The Gradual Expansion of Non-traditional Trademark Registration in China
Besides traditional trademarks, businesses have been expanding their portfolios to include marks that are not usually accepted for protection but are nevertheless linked to their products – the so-called non-traditional trademark, which may include product designs or configurations, colors, scents, sounds, tastes, etc.
China has announced that it will revise its 2001 Trademark Law to include non-traditional trademark under its scope of protection, following the lead of many other jurisdictions enacting similar laws. A non-traditional trademark that is allowed in China under both the 2001 Trademark Law and the amendments thereto is the three-dimensional trademark. Such a mark may be registered if it has "acquired distinctive features through use and is readily distinguishable".

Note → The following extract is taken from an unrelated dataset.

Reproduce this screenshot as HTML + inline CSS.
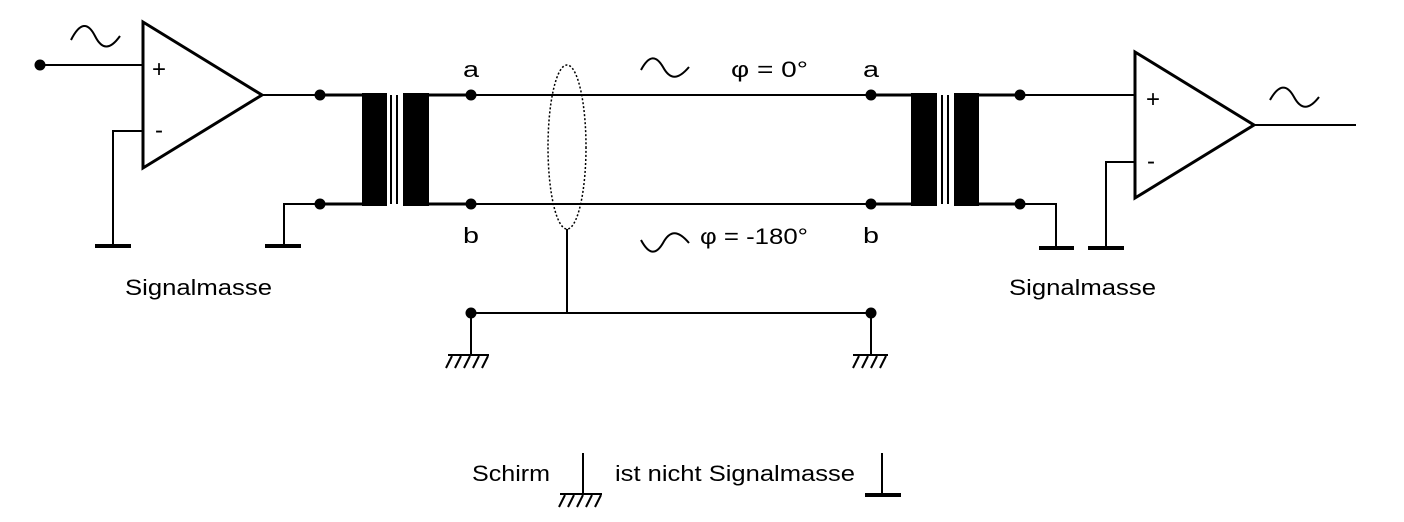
<!DOCTYPE html>
<html><head><style>body{margin:0;background:#fff}svg{display:block}text{font-family:"Liberation Sans",Arial,sans-serif;fill:#000}</style></head><body>
<svg width="1404" height="522" viewBox="0 0 1404 522" xmlns="http://www.w3.org/2000/svg">
<g stroke="#000" fill="none" stroke-width="2">
<polygon points="143,22 143,168 262,95" stroke-width="3"/>
<line x1="40" y1="65" x2="143" y2="65"/>
<polyline points="143,131 113,131 113,246"/>
<line x1="95" y1="246" x2="131" y2="246" stroke-width="4"/>
<path d="M71,40 C80,22 88,22 95,36 C102,50 110,50 120,36"/>
<line x1="262" y1="95" x2="320" y2="95"/>
<line x1="320" y1="95" x2="362" y2="95" stroke-width="3"/>
<line x1="320" y1="204" x2="362" y2="204" stroke-width="3"/>
<polyline points="320,204 284,204 284,246"/>
<line x1="265" y1="246" x2="301" y2="246" stroke-width="4"/>
<line x1="391" y1="95" x2="391" y2="204"/>
<line x1="397" y1="95" x2="397" y2="204"/>
<line x1="429" y1="95" x2="471" y2="95" stroke-width="3"/>
<line x1="429" y1="204" x2="471" y2="204" stroke-width="3"/>
<line x1="471" y1="95" x2="871" y2="95"/>
<line x1="471" y1="204" x2="871" y2="204"/>
<path d="M641,70 C649,55 656,55 663,67 C670,80 678,80 689,67"/>
<path d="M641,240 C649,255 656,255 663,243 C670,230 678,230 689,243"/>
<ellipse cx="567" cy="147" rx="19" ry="82" stroke-width="1.5" stroke-dasharray="2,2"/>
<line x1="567" y1="229" x2="567" y2="313"/>
<line x1="471" y1="313" x2="871" y2="313"/>
<line x1="471" y1="313" x2="471" y2="355"/>
<line x1="448" y1="355" x2="489" y2="355"/>
<path d="M452,356 l-6,12 M461,356 l-6,12 M470,356 l-6,12 M479,356 l-6,12 M488,356 l-6,12"/>
<line x1="871" y1="313" x2="871" y2="355"/>
<line x1="853" y1="355" x2="888" y2="355"/>
<path d="M859,356 l-6,12 M868,356 l-6,12 M877,356 l-6,12 M886,356 l-6,12"/>
<line x1="871" y1="95" x2="911" y2="95" stroke-width="3"/>
<line x1="871" y1="204" x2="911" y2="204" stroke-width="3"/>
<line x1="942" y1="95" x2="942" y2="204"/>
<line x1="948" y1="95" x2="948" y2="204"/>
<line x1="979" y1="95" x2="1020" y2="95" stroke-width="3"/>
<line x1="979" y1="204" x2="1020" y2="204" stroke-width="3"/>
<polyline points="1020,204 1056,204 1056,248"/>
<line x1="1039" y1="248" x2="1074" y2="248" stroke-width="4"/>
<line x1="1020" y1="95" x2="1135" y2="95"/>
<polygon points="1135,52 1135,198 1254,125" stroke-width="3"/>
<polyline points="1135,162 1106,162 1106,248"/>
<line x1="1088" y1="248" x2="1124" y2="248" stroke-width="4"/>
<line x1="1254" y1="125" x2="1356" y2="125"/>
<path d="M1270,100 C1279,84 1287,84 1294,97 C1301,110 1309,110 1319,97"/>
<line x1="583" y1="453" x2="583" y2="494"/>
<line x1="560" y1="494" x2="602" y2="494"/>
<path d="M565,495 l-6,12 M574,495 l-6,12 M583,495 l-6,12 M592,495 l-6,12 M601,495 l-6,12"/>
<line x1="882" y1="453" x2="882" y2="494"/>
<line x1="865" y1="495" x2="901" y2="495" stroke-width="4"/>
</g>
<g fill="#000">
<rect x="362" y="93" width="25" height="113"/>
<rect x="403" y="93" width="26" height="113"/>
<rect x="911" y="93" width="26" height="113"/>
<rect x="954" y="93" width="25" height="113"/>
<circle cx="40" cy="65" r="5.5"/>
<circle cx="320" cy="95" r="5.5"/><circle cx="320" cy="204" r="5.5"/>
<circle cx="471" cy="95" r="5.5"/><circle cx="471" cy="204" r="5.5"/>
<circle cx="871" cy="95" r="5.5"/><circle cx="871" cy="204" r="5.5"/>
<circle cx="1020" cy="95" r="5.5"/><circle cx="1020" cy="204" r="5.5"/>
<circle cx="471" cy="313" r="5.5"/><circle cx="871" cy="313" r="5.5"/>
</g>
<g font-size="22">
<text x="152" y="77" font-size="24">+</text>
<text x="155" y="138" font-size="24">-</text>
<text x="1146" y="107" font-size="24">+</text>
<text x="1147" y="169" font-size="24">-</text>
<text x="463" y="77" textLength="16" lengthAdjust="spacingAndGlyphs">a</text>
<text x="463" y="243" textLength="16" lengthAdjust="spacingAndGlyphs">b</text>
<text x="863" y="77" textLength="16" lengthAdjust="spacingAndGlyphs">a</text>
<text x="863" y="243" textLength="16" lengthAdjust="spacingAndGlyphs">b</text>
<text x="731" y="77" textLength="77" lengthAdjust="spacingAndGlyphs">φ = 0°</text>
<text x="700" y="244" textLength="108" lengthAdjust="spacingAndGlyphs">φ = -180°</text>
<text x="125" y="295" textLength="147" lengthAdjust="spacingAndGlyphs">Signalmasse</text>
<text x="1009" y="295" textLength="147" lengthAdjust="spacingAndGlyphs">Signalmasse</text>
<text x="472" y="481" textLength="78" lengthAdjust="spacingAndGlyphs">Schirm</text>
<text x="615" y="481" textLength="240" lengthAdjust="spacingAndGlyphs">ist nicht Signalmasse</text>
</g>
</svg>
</body></html>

Protection under the Trademark Law is not the only available option for the shape and packaging of goods; brand owners can also seek protection under the Patent Law, in the form of design patents. In addition to other traditional and non-traditional trademarks, safeguards for three-dimensional signs may be further extended through copyright. Although copyright can be used directly to protect a commercial design or identifying sign, it is often used to supplement the enforcement of trademarks or design patents, as the use of copyright alone tends to be weak. Although much of the non-traditional trademarks realm remains unexplored in China, there is a trend towards broadening the scope of protection to include such marks. While the amended Trademark Law may not extend the scope of registrable trademarks as much as some brand owners would like, it would be prudent to bear in mind that China is still fairly young in its IP development.